** Supplied data **
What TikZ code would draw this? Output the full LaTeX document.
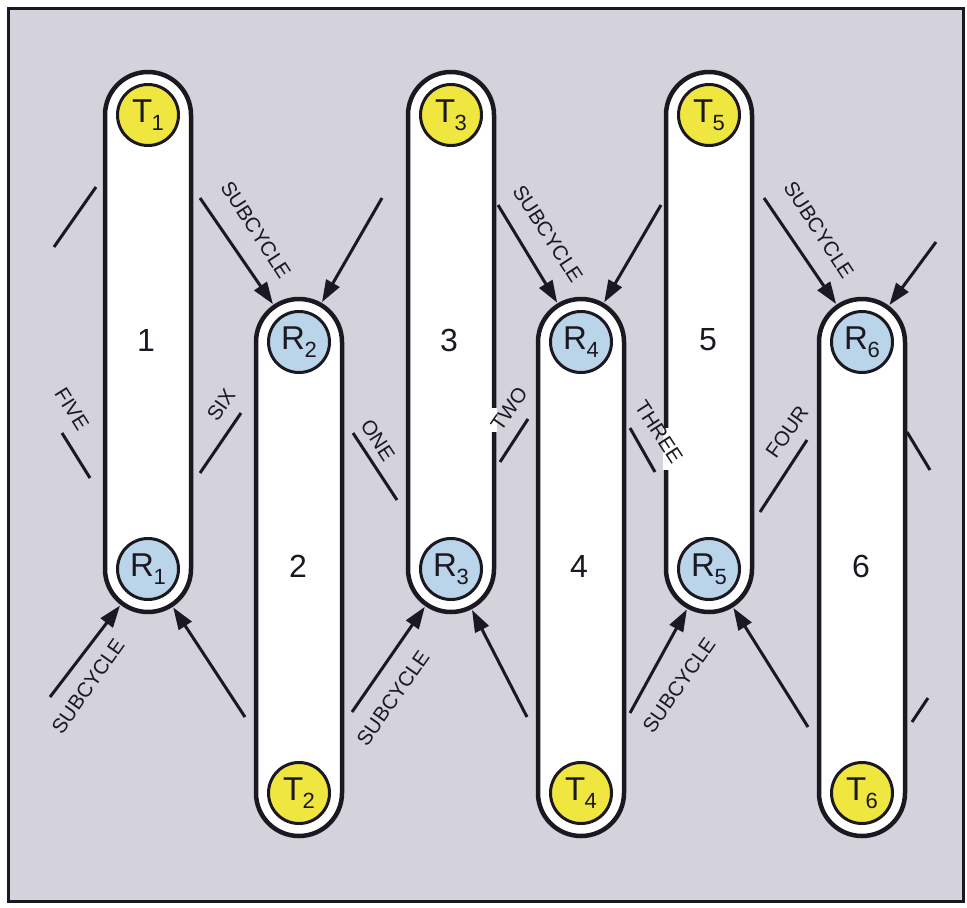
\documentclass[tikz,border=0pt]{standalone}
\usepackage{fontspec}
\setmainfont{Liberation Sans}
\usetikzlibrary{arrows.meta}
\definecolor{bgc}{RGB}{212,210,219}
\definecolor{linec}{RGB}{28,24,34}
\definecolor{tyel}{RGB}{240,230,64}
\definecolor{rblue}{RGB}{186,213,233}
\newcommand{\lab}[2]{#1\kern-0.5pt\raisebox{-8pt}{\fontsize{22}{22}\selectfont #2}}
\begin{document}
\begin{tikzpicture}[x=1pt,y=-1pt,
  pill/.style={draw=linec, line width=4.5pt, fill=white, rounded corners=43pt},
  tcirc/.style={circle, draw=linec, line width=3pt, fill=tyel, minimum size=61pt, inner sep=0pt, text=linec, font=\fontsize{33}{33}\selectfont},
  rcirc/.style={tcirc, fill=rblue},
  num/.style={font=\fontsize{32}{32}\selectfont, text=linec, inner sep=0pt},
  lbl/.style={font=\fontsize{20.5}{20.5}\selectfont, text=linec, inner sep=0pt},
  conn/.style={draw=linec, line width=3pt},
  arr/.style={conn, -{Triangle[length=22pt,width=15pt]}, shorten >=46pt},
  gap/.style={draw=white, line width=5.5pt},
]
\fill[white] (0,0) rectangle (967,908);
\useasboundingbox (0,0) rectangle (967,908);
\draw[line width=3pt, draw=linec, fill=bgc] (8,8) rectangle (963,901);

% pills
\draw[pill] (105,72) rectangle (191,612);
\draw[pill] (256,299) rectangle (342,836);
\draw[pill] (408,72) rectangle (494,612);
\draw[pill] (538,299) rectangle (624,836);
\draw[pill] (666,72) rectangle (752,612);
\draw[pill] (819,299) rectangle (905,836);

% knock-outs of the borders under TWO and THREE
\draw[gap] (494,408) -- (494,432);
\draw[gap] (666,428) -- (666,470);

% circles
\node[tcirc] (T1) at (148,115) {\lab{T}{1}};
\node[rcirc] (R1) at (148,569) {\lab{R}{1}};
\node[rcirc] (R2) at (299,342) {\lab{R}{2}};
\node[tcirc] (T2) at (299,793) {\lab{T}{2}};
\node[tcirc] (T3) at (451,115) {\lab{T}{3}};
\node[rcirc] (R3) at (451,569) {\lab{R}{3}};
\node[rcirc] (R4) at (581,342) {\lab{R}{4}};
\node[tcirc] (T4) at (581,793) {\lab{T}{4}};
\node[tcirc] (T5) at (709,115) {\lab{T}{5}};
\node[rcirc] (R5) at (709,569) {\lab{R}{5}};
\node[rcirc] (R6) at (862,342) {\lab{R}{6}};
\node[tcirc] (T6) at (862,793) {\lab{T}{6}};

% numbers
\node[num] (n1) at (146,340) {1};
\node[num] (n2) at (298,566) {2};
\node[num] (n3) at (449,340) {3};
\node[num] (n4) at (579,566) {4};
\node[num] (n5) at (708,340) {5};
\node[num] (n6) at (861,566) {6};

% arrow start points
\coordinate (a2L) at (200,198);
\coordinate (a2R) at (382,198);
\coordinate (a4L) at (498,205);
\coordinate (a4R) at (661,205);
\coordinate (a6L) at (764,198);
\coordinate (a6R) at (936,242);
\coordinate (b1L) at (50,697);
\coordinate (b1R) at (245,717);
\coordinate (b3L) at (352,712);
\coordinate (b3R) at (527,717);
\coordinate (b5L) at (630,713);
\coordinate (b5R) at (808,727);

\draw[arr] (a2L) -- (R2.center);
\draw[arr] (a2R) -- (R2.center);
\draw[arr] (a4L) -- (R4.center);
\draw[arr] (a4R) -- (R4.center);
\draw[arr] (a6L) -- (R6.center);
\draw[arr] (a6R) -- (R6.center);
\draw[arr] (b1L) -- (R1.center);
\draw[arr] (b1R) -- (R1.center);
\draw[arr] (b3L) -- (R3.center);
\draw[arr] (b3R) -- (R3.center);
\draw[arr] (b5L) -- (R5.center);
\draw[arr] (b5R) -- (R5.center);

% plain segments
\coordinate (l0a) at (54,247);   \coordinate (l0b) at (96,187);
\coordinate (l5a) at (62,433);   \coordinate (l5b) at (90,478);
\coordinate (l6a) at (200,473);  \coordinate (l6b) at (241,413);
\coordinate (l1a) at (353,433);  \coordinate (l1b) at (397,500);
\coordinate (l2a) at (500,462);  \coordinate (l2b) at (528,419);
\coordinate (l3a) at (630,428);  \coordinate (l3b) at (655,472);
\coordinate (l4a) at (760,512);  \coordinate (l4b) at (807,440);
\coordinate (l7a) at (907,432);  \coordinate (l7b) at (930,470);
\coordinate (l8a) at (912,722);  \coordinate (l8b) at (928,698);
\draw[conn] (l0a) -- (l0b);
\draw[conn] (l5a) -- (l5b);
\draw[conn] (l6a) -- (l6b);
\draw[conn] (l1a) -- (l1b);
\draw[conn] (l2a) -- (l2b);
\draw[conn] (l3a) -- (l3b);
\draw[conn] (l4a) -- (l4b);
\draw[conn] (l7a) -- (l7b);
\draw[conn] (l8a) -- (l8b);

% labels
\node[lbl, rotate=-58] (tFive) at (72,409) {FIVE};
\node[lbl, rotate=55] (tSix) at (221,405) {SIX};
\node[lbl, rotate=-57] (tOne) at (378,440) {ONE};
\node[lbl, rotate=55] (tTwo) at (509,409) {TWO};
\node[lbl, rotate=-57] (tThree) at (659,432) {THREE};
\node[lbl, rotate=55] (tFour) at (787,432) {FOUR};
\node[lbl, rotate=-57] (s2) at (256,230) {SUBCYCLE};
\node[lbl, rotate=-57] (s4) at (548,234) {SUBCYCLE};
\node[lbl, rotate=-57] (s6) at (819,230) {SUBCYCLE};
\node[lbl, rotate=55] (s1) at (88,686) {SUBCYCLE};
\node[lbl, rotate=55] (s3) at (393,698) {SUBCYCLE};
\node[lbl, rotate=55] (s5) at (679,685) {SUBCYCLE};
\end{tikzpicture}
\end{document}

** Objective **
Quote the data exactly, leaving every image out of the copy.

** Exercise solution **
What TikZ code would draw this? Output the full LaTeX document.
\documentclass[tikz,border=0pt]{standalone}
\usepackage{fontspec}
\setmainfont{Liberation Sans}
\usetikzlibrary{arrows.meta}
\definecolor{bgc}{RGB}{212,210,219}
\definecolor{linec}{RGB}{28,24,34}
\definecolor{tyel}{RGB}{240,230,64}
\definecolor{rblue}{RGB}{186,213,233}
\newcommand{\lab}[2]{#1\kern-0.5pt\raisebox{-8pt}{\fontsize{22}{22}\selectfont #2}}
\begin{document}
\begin{tikzpicture}[x=1pt,y=-1pt,
  pill/.style={draw=linec, line width=4.5pt, fill=white, rounded corners=43pt},
  tcirc/.style={circle, draw=linec, line width=3pt, fill=tyel, minimum size=61pt, inner sep=0pt, text=linec, font=\fontsize{33}{33}\selectfont},
  rcirc/.style={tcirc, fill=rblue},
  num/.style={font=\fontsize{32}{32}\selectfont, text=linec, inner sep=0pt},
  lbl/.style={font=\fontsize{20.5}{20.5}\selectfont, text=linec, inner sep=0pt},
  conn/.style={draw=linec, line width=3pt},
  arr/.style={conn, -{Triangle[length=22pt,width=15pt]}, shorten >=46pt},
  gap/.style={draw=white, line width=5.5pt},
]
\fill[white] (0,0) rectangle (967,908);
\useasboundingbox (0,0) rectangle (967,908);
\draw[line width=3pt, draw=linec, fill=bgc] (8,8) rectangle (963,901);

% pills
\draw[pill] (105,72) rectangle (191,612);
\draw[pill] (256,299) rectangle (342,836);
\draw[pill] (408,72) rectangle (494,612);
\draw[pill] (538,299) rectangle (624,836);
\draw[pill] (666,72) rectangle (752,612);
\draw[pill] (819,299) rectangle (905,836);

% knock-outs of the borders under TWO and THREE
\draw[gap] (494,408) -- (494,432);
\draw[gap] (666,428) -- (666,470);

% circles
\node[tcirc] (T1) at (148,115) {\lab{T}{1}};
\node[rcirc] (R1) at (148,569) {\lab{R}{1}};
\node[rcirc] (R2) at (299,342) {\lab{R}{2}};
\node[tcirc] (T2) at (299,793) {\lab{T}{2}};
\node[tcirc] (T3) at (451,115) {\lab{T}{3}};
\node[rcirc] (R3) at (451,569) {\lab{R}{3}};
\node[rcirc] (R4) at (581,342) {\lab{R}{4}};
\node[tcirc] (T4) at (581,793) {\lab{T}{4}};
\node[tcirc] (T5) at (709,115) {\lab{T}{5}};
\node[rcirc] (R5) at (709,569) {\lab{R}{5}};
\node[rcirc] (R6) at (862,342) {\lab{R}{6}};
\node[tcirc] (T6) at (862,793) {\lab{T}{6}};

% numbers
\node[num] (n1) at (146,340) {1};
\node[num] (n2) at (298,566) {2};
\node[num] (n3) at (449,340) {3};
\node[num] (n4) at (579,566) {4};
\node[num] (n5) at (708,340) {5};
\node[num] (n6) at (861,566) {6};

% arrow start points
\coordinate (a2L) at (200,198);
\coordinate (a2R) at (382,198);
\coordinate (a4L) at (498,205);
\coordinate (a4R) at (661,205);
\coordinate (a6L) at (764,198);
\coordinate (a6R) at (936,242);
\coordinate (b1L) at (50,697);
\coordinate (b1R) at (245,717);
\coordinate (b3L) at (352,712);
\coordinate (b3R) at (527,717);
\coordinate (b5L) at (630,713);
\coordinate (b5R) at (808,727);

\draw[arr] (a2L) -- (R2.center);
\draw[arr] (a2R) -- (R2.center);
\draw[arr] (a4L) -- (R4.center);
\draw[arr] (a4R) -- (R4.center);
\draw[arr] (a6L) -- (R6.center);
\draw[arr] (a6R) -- (R6.center);
\draw[arr] (b1L) -- (R1.center);
\draw[arr] (b1R) -- (R1.center);
\draw[arr] (b3L) -- (R3.center);
\draw[arr] (b3R) -- (R3.center);
\draw[arr] (b5L) -- (R5.center);
\draw[arr] (b5R) -- (R5.center);

% plain segments
\coordinate (l0a) at (54,247);   \coordinate (l0b) at (96,187);
\coordinate (l5a) at (62,433);   \coordinate (l5b) at (90,478);
\coordinate (l6a) at (200,473);  \coordinate (l6b) at (241,413);
\coordinate (l1a) at (353,433);  \coordinate (l1b) at (397,500);
\coordinate (l2a) at (500,462);  \coordinate (l2b) at (528,419);
\coordinate (l3a) at (630,428);  \coordinate (l3b) at (655,472);
\coordinate (l4a) at (760,512);  \coordinate (l4b) at (807,440);
\coordinate (l7a) at (907,432);  \coordinate (l7b) at (930,470);
\coordinate (l8a) at (912,722);  \coordinate (l8b) at (928,698);
\draw[conn] (l0a) -- (l0b);
\draw[conn] (l5a) -- (l5b);
\draw[conn] (l6a) -- (l6b);
\draw[conn] (l1a) -- (l1b);
\draw[conn] (l2a) -- (l2b);
\draw[conn] (l3a) -- (l3b);
\draw[conn] (l4a) -- (l4b);
\draw[conn] (l7a) -- (l7b);
\draw[conn] (l8a) -- (l8b);

% labels
\node[lbl, rotate=-58] (tFive) at (72,409) {FIVE};
\node[lbl, rotate=55] (tSix) at (221,405) {SIX};
\node[lbl, rotate=-57] (tOne) at (378,440) {ONE};
\node[lbl, rotate=55] (tTwo) at (509,409) {TWO};
\node[lbl, rotate=-57] (tThree) at (659,432) {THREE};
\node[lbl, rotate=55] (tFour) at (787,432) {FOUR};
\node[lbl, rotate=-57] (s2) at (256,230) {SUBCYCLE};
\node[lbl, rotate=-57] (s4) at (548,234) {SUBCYCLE};
\node[lbl, rotate=-57] (s6) at (819,230) {SUBCYCLE};
\node[lbl, rotate=55] (s1) at (88,686) {SUBCYCLE};
\node[lbl, rotate=55] (s3) at (393,698) {SUBCYCLE};
\node[lbl, rotate=55] (s5) at (679,685) {SUBCYCLE};
\end{tikzpicture}
\end{document}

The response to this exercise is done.